Labor Law Guy

Coming Soon to a Stimulus Project Near You: Endless Waste

Posted in Federal Labor Law, State Labor Law by laborlawguy on March 16, 2009

If you thought that four years late and $350 million over budget for the largely unneeded U.S. Capitol Visitor Center was bad, wait till you see what the projects flowing from the recent $787 billion stimulus package will cost.

The 1931 David-Bacon Act (which obviously did nothing to shorten or alleviate the Great Depression) provides that contractors for government construction projects pay a “prevailing wage” to all employees. The prevailing wage–natch–is set by the government itself, and with the Obama people running things, only Karl Marx himself knows how high that can go.

Davis-Bacon was enshrined and expanded to cover virtually everything in the recent stimulus package, so the sewer next to you might end up costing 300 percent of what it would normally cost on the open market.

Wait, it gets better. Not only is Davis-Bacon being married to stimulus projects, but Obama has issued an executive order requiring project labor agreements (PLAs)  for major construction projects, currently those costing $25 million or more, but surely and shortly to be lowered by Labor Secretary Hilda Solis, who has authority over such matters.

PLAs require contractors to accede to all union demands regarding work rules, working conditions, pay, hiring (which must be done in union hiring halls), and union dues (which must be paid even by non-union members).

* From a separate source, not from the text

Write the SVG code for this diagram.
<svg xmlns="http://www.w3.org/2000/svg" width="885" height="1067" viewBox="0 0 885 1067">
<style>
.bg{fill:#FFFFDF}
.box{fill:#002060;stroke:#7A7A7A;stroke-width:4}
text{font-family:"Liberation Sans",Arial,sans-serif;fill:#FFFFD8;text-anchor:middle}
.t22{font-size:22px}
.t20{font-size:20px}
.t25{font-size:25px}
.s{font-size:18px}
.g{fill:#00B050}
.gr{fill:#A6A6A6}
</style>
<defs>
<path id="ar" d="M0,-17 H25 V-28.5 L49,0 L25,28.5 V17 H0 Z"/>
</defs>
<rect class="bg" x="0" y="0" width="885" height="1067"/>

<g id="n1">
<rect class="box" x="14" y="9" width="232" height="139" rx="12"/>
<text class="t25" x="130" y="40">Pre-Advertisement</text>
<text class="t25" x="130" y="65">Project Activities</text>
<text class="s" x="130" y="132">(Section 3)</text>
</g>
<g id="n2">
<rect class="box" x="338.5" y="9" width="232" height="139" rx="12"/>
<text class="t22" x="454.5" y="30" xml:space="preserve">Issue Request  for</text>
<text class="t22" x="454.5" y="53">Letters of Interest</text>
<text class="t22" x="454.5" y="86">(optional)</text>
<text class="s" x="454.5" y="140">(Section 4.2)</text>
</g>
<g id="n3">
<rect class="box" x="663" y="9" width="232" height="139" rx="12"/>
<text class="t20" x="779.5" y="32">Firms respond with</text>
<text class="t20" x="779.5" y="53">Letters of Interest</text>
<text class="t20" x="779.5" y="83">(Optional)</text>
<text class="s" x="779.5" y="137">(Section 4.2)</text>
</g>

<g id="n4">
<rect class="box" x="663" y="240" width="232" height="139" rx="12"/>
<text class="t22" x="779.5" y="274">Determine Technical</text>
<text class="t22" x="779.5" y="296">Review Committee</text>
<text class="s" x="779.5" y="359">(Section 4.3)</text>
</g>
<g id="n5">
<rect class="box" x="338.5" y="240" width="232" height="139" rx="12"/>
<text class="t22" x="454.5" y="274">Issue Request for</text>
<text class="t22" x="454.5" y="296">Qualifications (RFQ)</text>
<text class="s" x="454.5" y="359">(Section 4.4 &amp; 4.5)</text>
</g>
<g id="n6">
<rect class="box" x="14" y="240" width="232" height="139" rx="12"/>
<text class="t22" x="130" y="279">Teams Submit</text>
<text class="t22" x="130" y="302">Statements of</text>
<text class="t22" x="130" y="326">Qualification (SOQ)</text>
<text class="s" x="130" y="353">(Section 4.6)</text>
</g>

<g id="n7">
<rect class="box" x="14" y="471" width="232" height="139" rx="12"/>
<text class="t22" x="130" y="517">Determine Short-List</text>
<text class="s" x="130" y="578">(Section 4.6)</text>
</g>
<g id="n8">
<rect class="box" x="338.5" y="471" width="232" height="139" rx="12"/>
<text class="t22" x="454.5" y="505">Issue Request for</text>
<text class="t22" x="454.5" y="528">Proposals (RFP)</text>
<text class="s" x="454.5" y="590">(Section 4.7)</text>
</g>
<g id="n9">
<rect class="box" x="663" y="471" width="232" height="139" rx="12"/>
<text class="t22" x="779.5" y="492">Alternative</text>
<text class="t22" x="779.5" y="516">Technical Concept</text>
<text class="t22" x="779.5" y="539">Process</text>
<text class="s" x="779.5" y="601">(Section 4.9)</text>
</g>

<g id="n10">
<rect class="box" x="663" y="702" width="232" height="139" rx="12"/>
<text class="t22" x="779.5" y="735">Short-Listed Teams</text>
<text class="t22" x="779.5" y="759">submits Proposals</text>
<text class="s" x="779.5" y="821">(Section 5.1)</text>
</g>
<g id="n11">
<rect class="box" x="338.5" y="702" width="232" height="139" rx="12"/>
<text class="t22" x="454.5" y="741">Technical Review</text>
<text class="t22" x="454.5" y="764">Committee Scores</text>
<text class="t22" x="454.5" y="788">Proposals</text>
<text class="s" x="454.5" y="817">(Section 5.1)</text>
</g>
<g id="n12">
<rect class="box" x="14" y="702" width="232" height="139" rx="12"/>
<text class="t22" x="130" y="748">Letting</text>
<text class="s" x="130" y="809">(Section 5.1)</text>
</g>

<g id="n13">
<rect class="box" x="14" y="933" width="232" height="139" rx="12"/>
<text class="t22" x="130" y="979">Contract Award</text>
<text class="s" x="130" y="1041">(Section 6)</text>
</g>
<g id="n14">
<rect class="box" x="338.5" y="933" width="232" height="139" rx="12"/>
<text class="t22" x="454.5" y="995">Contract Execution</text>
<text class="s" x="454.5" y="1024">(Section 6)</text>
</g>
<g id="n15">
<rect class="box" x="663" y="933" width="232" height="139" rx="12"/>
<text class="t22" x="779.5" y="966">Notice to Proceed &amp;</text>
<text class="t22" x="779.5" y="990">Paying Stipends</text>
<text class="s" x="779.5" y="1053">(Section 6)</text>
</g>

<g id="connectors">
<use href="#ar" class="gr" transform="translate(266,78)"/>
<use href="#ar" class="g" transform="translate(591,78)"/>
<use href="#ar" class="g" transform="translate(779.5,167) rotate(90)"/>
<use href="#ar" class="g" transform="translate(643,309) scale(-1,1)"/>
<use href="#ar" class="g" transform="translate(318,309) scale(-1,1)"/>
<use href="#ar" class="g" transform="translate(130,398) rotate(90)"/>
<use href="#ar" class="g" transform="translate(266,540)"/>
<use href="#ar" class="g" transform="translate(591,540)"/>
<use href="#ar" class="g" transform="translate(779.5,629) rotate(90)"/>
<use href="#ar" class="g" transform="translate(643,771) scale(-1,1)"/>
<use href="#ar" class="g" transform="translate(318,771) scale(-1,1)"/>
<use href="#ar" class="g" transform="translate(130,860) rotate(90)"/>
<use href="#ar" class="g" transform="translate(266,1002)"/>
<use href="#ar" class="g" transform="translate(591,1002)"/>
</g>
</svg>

A PLA was and is  in place for the infamous Big Dig in Boston, which the Boston Globe projects will cost at least $22 billion, after being budgeted at $6 billion, and not be paid off until at least 2038.

Now, the irony here is that it’s Massachusetts’ Commonwealth Care medical program that the Obamaites are hoping to copy for the rest of us, and that plan makes the cost overruns of the Big Big pale in comparison.

Why does this seem like deja Great Depression all over again?

The Road to ‘Armageddon’ Starts Today

Posted in Federal Labor Law by laborlawguy on March 10, 2009

Sources at Personnel Concepts indicate that the much-feared-by-business Employee Free Choice Act (EFCA) will be introduced in the House of Representatives today.

Well, nothing new here. EFCA made it through the House’s 435 members once before and passed with flying colors, but its fate in the Senate may be another matter altogether. Just today, the Wall Street Journal reported that “Labor Bill Faces Threat in Senate” because of some suddenly wavering Democratic support.

Whether this wavering is just posturing or temporary remains to be seen, but EFCA does require 60 votes in the Senate to pass. Without 60 votes, a bill can be filibustered into extinction, which is exactly what the Republicans would gladly do to this piece of legislation.

EFCA, also called “card check” because it does away with the requirement for secret-ballot unionization votes and makes certification by majority signatures possible, has come under a withering attack from the U.S. Chamber of Commerce (which called it “Armageddon”) and other business groups. Even Obama supporter and billionaire investor Warren Buffett came out against EFCA in a CNBC interview yesterday.

Time will tell what happens to EFCA, but I’m sure the folks at Personnel Concepts will keep us up to date with its news alerts.